With the manual reproduction by Lundens however it could be argued that there is still a degree of uniqueness to the work as it is in actuality a copy of the pieces state at its very inception. As the painting’s caption explains, The Night Watch was trimmed down for means of transit to Amsterdam Town hall and the cut strips were not preserved, and therefore in one sense in restoring the original composition of The Night Watch it is perversely almost more authentic and illuminating than the cropped original. What is being alluded to here is that this process of reproduction needn’t result in a cheap, ersatz rendering of the original, rather with the correct sort of appropriation a trace element of the work’s ‘aura’ or essence can in fact be maintained and celebrated.

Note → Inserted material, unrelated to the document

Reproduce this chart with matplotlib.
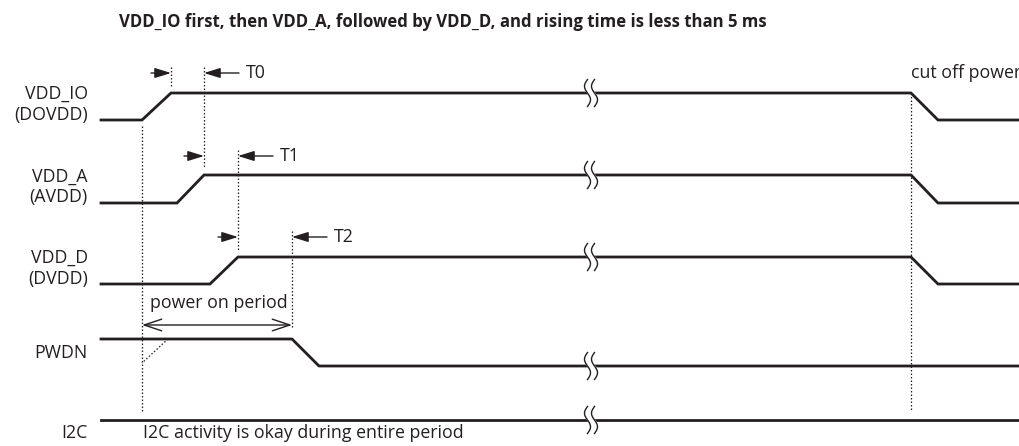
"""Power-up sequence timing diagram."""
import numpy as np
import matplotlib.pyplot as plt

# signal names (label lines)
labels = ['VDD_IO\n(DOVDD)', 'VDD_A\n(AVDD)', 'VDD_D\n(DVDD)', 'PWDN', 'I2C']

# edge times (horizontal units = pixels)
rise_start = [142, 177, 210]   # VDD_IO, VDD_A, VDD_D
rise_end = [171, 204, 238]
fall_start = 911               # cut off power
fall_end = 938
pwdn_fall = [292, 319]
t_names = ['T0', 'T1', 'T2']
break_t = 591                  # time-axis break

# logic levels per row (vertical units = pixels, downwards)
level_high = [93, 175, 257, 339]
level_low = [120, 203, 284, 366]
i2c_level = 420
trace_start, trace_end = 101, 1020

INK = '#231f20'
plt.rcParams['font.family'] = ['Open Sans', 'DejaVu Sans']

fig = plt.figure(figsize=(10.2, 4.46), dpi=100)
ax = fig.add_axes([0, 0, 1, 1])
ax.set_xlim(0, 1020)
ax.set_ylim(446, 0)
ax.axis('off')

lw = 2.0
fs = 12.8
dot = dict(color=INK, lw=0.9, ls=(0, (1.2, 1.6)))

# supply rails
for i in range(3):
    xs = [trace_start, rise_start[i], rise_end[i], fall_start, fall_end, trace_end]
    ys = [level_low[i], level_low[i], level_high[i], level_high[i], level_low[i], level_low[i]]
    ax.plot(xs, ys, color=INK, lw=lw, solid_joinstyle='miter')

# PWDN and I2C
ax.plot([trace_start, pwdn_fall[0], pwdn_fall[1], trace_end],
        [level_high[3], level_high[3], level_low[3], level_low[3]], color=INK, lw=lw)
ax.plot([trace_start, trace_end], [i2c_level, i2c_level], color=INK, lw=lw)

# labels on the left
for i, lab in enumerate(labels):
    if i < 3:
        yc = (level_high[i] + level_low[i]) / 2 - 2
    elif i == 3:
        yc = (level_high[3] + level_low[3]) / 2
    else:
        yc = i2c_level + 13
    ax.text(88, yc, lab, ha='right', va='center', fontsize=fs, color=INK,
            linespacing=1.2)

# break marks
s = np.linspace(0, 2, 60)
for y in [level_high[0], level_high[1], level_high[2], level_low[3], i2c_level]:
    yy = y - 13.5 + 13.5 * s
    ax.fill_betweenx(yy, break_t - 3.5 - 3 * np.sin(np.pi * s),
                     break_t + 3.5 - 3 * np.sin(np.pi * s), color='white', zorder=3)
    for dx in (-3.5, 3.5):
        ax.plot(break_t + dx - 3 * np.sin(np.pi * s), yy, color=INK, lw=1.0, zorder=4)

# dotted reference lines
ax.plot([rise_start[0], rise_start[0]], [126, 413], **dot)
ax.plot([fall_start, fall_start], [level_high[0], 410], **dot)
ax.plot([rise_end[0], rise_end[0]], [67, 88], **dot)
ax.plot([168, rise_start[0]], [level_high[3], 363], **dot)

# T0..T2 markers
t_marks = [rise_end[1], rise_end[2], pwdn_fall[0]]
t_prev = [rise_end[0], rise_end[1], rise_end[2]]
t_rows = [73, 156, 237]
t_bottom = [168, 250, 328]
arrow = dict(arrowstyle='-|>,head_length=0.9,head_width=0.28', color=INK, lw=1.0,
             shrinkA=0, shrinkB=0, mutation_scale=11)
for name, t, tp, y, yb in zip(t_names, t_marks, t_prev, t_rows, t_bottom):
    ax.plot([t, t], [y - 6, yb], **dot)
    ax.annotate('', xy=(tp, y), xytext=(tp - 20, y), arrowprops=arrow)
    ax.annotate('', xy=(t, y), xytext=(t + 35, y), arrowprops=arrow)
    ax.text(t + 42, y, name, ha='left', va='center', fontsize=fs, color=INK)

# power on period
ax.annotate('', xy=(rise_start[0], 325), xytext=(pwdn_fall[0], 325),
            arrowprops=dict(arrowstyle='<->,head_length=0.9,head_width=0.3', color=INK,
                            lw=1.0, shrinkA=0, shrinkB=0, mutation_scale=14))
ax.text(150, 303, 'power on period', ha='left', va='center', fontsize=fs, color=INK)

ax.text(143, 433, 'I2C activity is okay during entire period', ha='left', va='center',
        fontsize=fs, color=INK)
ax.text(911, 73, 'cut off power', ha='left', va='center', fontsize=fs, color=INK)

ax.text(119, 22, 'VDD_IO first, then VDD_A, followed by VDD_D, and rising time is less than 5 ms',
        ha='left', va='center', fontsize=12.1, fontweight='bold', color=INK)

fig.savefig('out.png', dpi=100)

This sense of celebration is displayed with the site specific phenomenon of a flash mob performance that acted out The Night Watch in a shopping centre, and it is a shining example of re-situating the work outside of the gallery confines both in a bid to democratise and enliven the painting for a wider audience. This flash mob event was staged to coincide with the promotion of the Rijksmuseum’s reopening, and it is just such ostentatious cause célèbre events that will personally ensure that the aura of Rembrandt’s masterpiece shall not wither and die but instead continue to burn brightly for centuries to come.